Retype the whole listing verbatim and keep the pictures out of it.

--- Start SUPPLIED INFORMATION ---

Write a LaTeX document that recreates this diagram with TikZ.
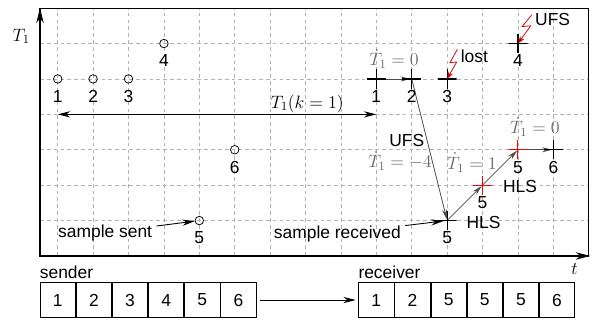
\documentclass[tikz,border=0pt]{standalone}
\usepackage[no-math]{fontspec}
\setmainfont{Liberation Sans}
\usetikzlibrary{arrows.meta, positioning, calc}
\pgfdeclarelayer{bg}
\pgfsetlayers{bg,main}

\begin{document}
\begin{tikzpicture}[
    font=\fontsize{14}{16}\selectfont,
    grd/.style={gray!60, dash pattern=on 3pt off 2.5pt, line width=0.5pt},
    axis/.style={-{Stealth[length=12pt, width=6pt]}, line width=0.9pt},
    arr/.style={-{Stealth[length=10pt, width=5pt]}, line width=0.7pt},
    darr/.style={arr, {Stealth[length=10pt, width=5pt]}-{Stealth[length=10pt, width=5pt]}},
    flow/.style={-{Stealth[length=8pt, width=4pt]}, black!70, line width=0.6pt, shorten >=1pt},
    bolt/.style={-{Stealth[length=6pt, width=4pt]}, red!80!black, line width=0.6pt},
    num/.style={inner sep=1pt},
    note/.style={black!60, inner sep=1pt},
    smp/.style={circle, draw, line width=0.6pt, minimum size=0.24cm, inner sep=0,
        label={[num, label distance=4pt]below:#1}},
    cross/.style={minimum size=0.54cm, inner sep=0,
        path picture={\draw[#1]
            (path picture bounding box.north) -- (path picture bounding box.south)
            (path picture bounding box.west) -- (path picture bounding box.east);}},
    mk/.style={cross={line width=0.9pt, black}, label={[num, label distance=0pt]below:#1}},
    mkr/.style={cross={line width=0.8pt, red}, label={[num, label distance=0pt]below:#1}},
    box/.style={rectangle, draw, line width=0.6pt, minimum width=1cm, minimum height=0.99cm, inner sep=0}
]
    \useasboundingbox (-0.63,-1.81) rectangle (16.205,7.23);

    % grid and frame
    \begin{pgfonlayer}{bg}
    \foreach \x in {1,...,15}
        \draw[grd] (\x,0) -- (\x,7);
    \foreach \y in {1,...,6}
        \draw[grd] (0.5,\y) -- (16,\y);
    \end{pgfonlayer}
    \coordinate (o) at (0.5,0);
    \coordinate (ytip) at (0.5,7);
    \coordinate (xtip) at (16.05,0);
    \draw[line width=0.9pt] (o) rectangle (16,7);
    \draw[axis] (o) -- (ytip);
    \draw[axis] (o) -- (xtip);
    \node (tl) at (-0.03,6.2) {$T_1$};
    \node (tt) at (15.6,-0.37) {$t$};

    % sent samples
    \node[smp=1] (s1) at (1,5) {};
    \node[smp=2] (s2) at (2,5) {};
    \node[smp=3] (s3) at (3,5) {};
    \node[smp=4] (s4) at (4,6) {};
    \node[smp=5] (s5) at (5,1) {};
    \node[smp=6] (s6) at (6,3) {};

    % received samples
    \node[mk=1] (r1) at (10,5) {};
    \node[mk=2] (r2) at (11,5) {};
    \node[mk=3] (r3) at (12,5) {};
    \node[mk=4] (r4) at (14,6) {};
    \node[mk=5] (r5a) at (12,1) {};
    \node[mkr=5] (r5b) at (13,2) {};
    \node[mkr=5] (r5c) at (14,3) {};
    \node[mk=6] (r6) at (15,3) {};

    \begin{pgfonlayer}{bg}
    \draw[flow] (r1.center) -- (r2.center);
    \draw[flow] (r2.center) -- (r5a.center);
    \draw[flow] (r5a.center) -- (r5b.center);
    \draw[flow] (r5b.center) -- (r5c.center);
    \draw[flow] (r5c.center) -- (r6.center);
    \end{pgfonlayer}

    \node[note] (d1) at (10.5,5.56) {$\dot T_1 = 0$};
    \node[note] (d2) at (10.67,2.68) {$\dot T_1 = -4$};
    \node[note] (d3) at (12.7,2.64) {$\dot T_1 = 1$};
    \node[note] (d4) at (14.48,3.64) {$\dot T_1 = 0$};
    \node (ufs2) at (10.86,3.27) {UFS};
    \node (hls1) at (13.03,0.95) {HLS};
    \node (hls2) at (14.06,1.97) {HLS};

    % lost and late samples
    \node (lost) at (12.77,5.64) {lost};
    \node (ufs1) at (14.98,6.67) {UFS};
    \draw[bolt] (r3) ++(0.29,0.84) -- ++(-0.21,-0.38) -- ++(0.19,0.02) -- (r3.center);
    \draw[bolt] (r4) ++(0.39,0.81) -- ++(-0.27,-0.33) -- ++(0.24,0.02) -- (r4.center);

    % sampling period
    \coordinate (ka) at (1,4);
    \coordinate (kb) at (10,4);
    \draw[darr] (ka) -- node[pos=0.783, above, inner sep=1pt] (klbl) {$T_1(k=1)$} (kb);

    \node (sent) at (2.34,0.66) {sample sent};
    \node (rcvd) at (8.9,0.63) {sample received};
    \draw[arr] (sent) -- (s5);
    \draw[arr, shorten >=3pt] (rcvd) -- (r5a.center);

    % buffers
    \node[box] (sb1) at (1,-1.245) {1};
    \node[box, right=0cm of sb1] (sb2) {2};
    \node[box, right=0cm of sb2] (sb3) {3};
    \node[box, right=0cm of sb3] (sb4) {4};
    \node[box, right=0cm of sb4] (sb5) {5};
    \node[box, right=0cm of sb5] (sb6) {6};
    \node[box] (rb1) at (10,-1.245) {1};
    \node[box, right=0cm of rb1] (rb2) {2};
    \node[box, right=0cm of rb2] (rb3) {5};
    \node[box, right=0cm of rb3] (rb4) {5};
    \node[box, right=0cm of rb4] (rb5) {5};
    \node[box, right=0cm of rb5] (rb6) {6};
    \node[inner sep=0, above right=0.09cm and 0cm of sb1.north west] (sndr) {sender};
    \node[inner sep=0, above right=0.09cm and 0cm of rb1.north west] (rcvr) {receiver};
    \draw[arr, shorten <=3pt, shorten >=2pt] (sb6) -- (rb1);
\end{tikzpicture}
\end{document}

--- End SUPPLIED INFORMATION ---

__CORRECT ANSWER__
Write a LaTeX document that recreates this diagram with TikZ.
\documentclass[tikz,border=0pt]{standalone}
\usepackage[no-math]{fontspec}
\setmainfont{Liberation Sans}
\usetikzlibrary{arrows.meta, positioning, calc}
\pgfdeclarelayer{bg}
\pgfsetlayers{bg,main}

\begin{document}
\begin{tikzpicture}[
    font=\fontsize{14}{16}\selectfont,
    grd/.style={gray!60, dash pattern=on 3pt off 2.5pt, line width=0.5pt},
    axis/.style={-{Stealth[length=12pt, width=6pt]}, line width=0.9pt},
    arr/.style={-{Stealth[length=10pt, width=5pt]}, line width=0.7pt},
    darr/.style={arr, {Stealth[length=10pt, width=5pt]}-{Stealth[length=10pt, width=5pt]}},
    flow/.style={-{Stealth[length=8pt, width=4pt]}, black!70, line width=0.6pt, shorten >=1pt},
    bolt/.style={-{Stealth[length=6pt, width=4pt]}, red!80!black, line width=0.6pt},
    num/.style={inner sep=1pt},
    note/.style={black!60, inner sep=1pt},
    smp/.style={circle, draw, line width=0.6pt, minimum size=0.24cm, inner sep=0,
        label={[num, label distance=4pt]below:#1}},
    cross/.style={minimum size=0.54cm, inner sep=0,
        path picture={\draw[#1]
            (path picture bounding box.north) -- (path picture bounding box.south)
            (path picture bounding box.west) -- (path picture bounding box.east);}},
    mk/.style={cross={line width=0.9pt, black}, label={[num, label distance=0pt]below:#1}},
    mkr/.style={cross={line width=0.8pt, red}, label={[num, label distance=0pt]below:#1}},
    box/.style={rectangle, draw, line width=0.6pt, minimum width=1cm, minimum height=0.99cm, inner sep=0}
]
    \useasboundingbox (-0.63,-1.81) rectangle (16.205,7.23);

    % grid and frame
    \begin{pgfonlayer}{bg}
    \foreach \x in {1,...,15}
        \draw[grd] (\x,0) -- (\x,7);
    \foreach \y in {1,...,6}
        \draw[grd] (0.5,\y) -- (16,\y);
    \end{pgfonlayer}
    \coordinate (o) at (0.5,0);
    \coordinate (ytip) at (0.5,7);
    \coordinate (xtip) at (16.05,0);
    \draw[line width=0.9pt] (o) rectangle (16,7);
    \draw[axis] (o) -- (ytip);
    \draw[axis] (o) -- (xtip);
    \node (tl) at (-0.03,6.2) {$T_1$};
    \node (tt) at (15.6,-0.37) {$t$};

    % sent samples
    \node[smp=1] (s1) at (1,5) {};
    \node[smp=2] (s2) at (2,5) {};
    \node[smp=3] (s3) at (3,5) {};
    \node[smp=4] (s4) at (4,6) {};
    \node[smp=5] (s5) at (5,1) {};
    \node[smp=6] (s6) at (6,3) {};

    % received samples
    \node[mk=1] (r1) at (10,5) {};
    \node[mk=2] (r2) at (11,5) {};
    \node[mk=3] (r3) at (12,5) {};
    \node[mk=4] (r4) at (14,6) {};
    \node[mk=5] (r5a) at (12,1) {};
    \node[mkr=5] (r5b) at (13,2) {};
    \node[mkr=5] (r5c) at (14,3) {};
    \node[mk=6] (r6) at (15,3) {};

    \begin{pgfonlayer}{bg}
    \draw[flow] (r1.center) -- (r2.center);
    \draw[flow] (r2.center) -- (r5a.center);
    \draw[flow] (r5a.center) -- (r5b.center);
    \draw[flow] (r5b.center) -- (r5c.center);
    \draw[flow] (r5c.center) -- (r6.center);
    \end{pgfonlayer}

    \node[note] (d1) at (10.5,5.56) {$\dot T_1 = 0$};
    \node[note] (d2) at (10.67,2.68) {$\dot T_1 = -4$};
    \node[note] (d3) at (12.7,2.64) {$\dot T_1 = 1$};
    \node[note] (d4) at (14.48,3.64) {$\dot T_1 = 0$};
    \node (ufs2) at (10.86,3.27) {UFS};
    \node (hls1) at (13.03,0.95) {HLS};
    \node (hls2) at (14.06,1.97) {HLS};

    % lost and late samples
    \node (lost) at (12.77,5.64) {lost};
    \node (ufs1) at (14.98,6.67) {UFS};
    \draw[bolt] (r3) ++(0.29,0.84) -- ++(-0.21,-0.38) -- ++(0.19,0.02) -- (r3.center);
    \draw[bolt] (r4) ++(0.39,0.81) -- ++(-0.27,-0.33) -- ++(0.24,0.02) -- (r4.center);

    % sampling period
    \coordinate (ka) at (1,4);
    \coordinate (kb) at (10,4);
    \draw[darr] (ka) -- node[pos=0.783, above, inner sep=1pt] (klbl) {$T_1(k=1)$} (kb);

    \node (sent) at (2.34,0.66) {sample sent};
    \node (rcvd) at (8.9,0.63) {sample received};
    \draw[arr] (sent) -- (s5);
    \draw[arr, shorten >=3pt] (rcvd) -- (r5a.center);

    % buffers
    \node[box] (sb1) at (1,-1.245) {1};
    \node[box, right=0cm of sb1] (sb2) {2};
    \node[box, right=0cm of sb2] (sb3) {3};
    \node[box, right=0cm of sb3] (sb4) {4};
    \node[box, right=0cm of sb4] (sb5) {5};
    \node[box, right=0cm of sb5] (sb6) {6};
    \node[box] (rb1) at (10,-1.245) {1};
    \node[box, right=0cm of rb1] (rb2) {2};
    \node[box, right=0cm of rb2] (rb3) {5};
    \node[box, right=0cm of rb3] (rb4) {5};
    \node[box, right=0cm of rb4] (rb5) {5};
    \node[box, right=0cm of rb5] (rb6) {6};
    \node[inner sep=0, above right=0.09cm and 0cm of sb1.north west] (sndr) {sender};
    \node[inner sep=0, above right=0.09cm and 0cm of rb1.north west] (rcvr) {receiver};
    \draw[arr, shorten <=3pt, shorten >=2pt] (sb6) -- (rb1);
\end{tikzpicture}
\end{document}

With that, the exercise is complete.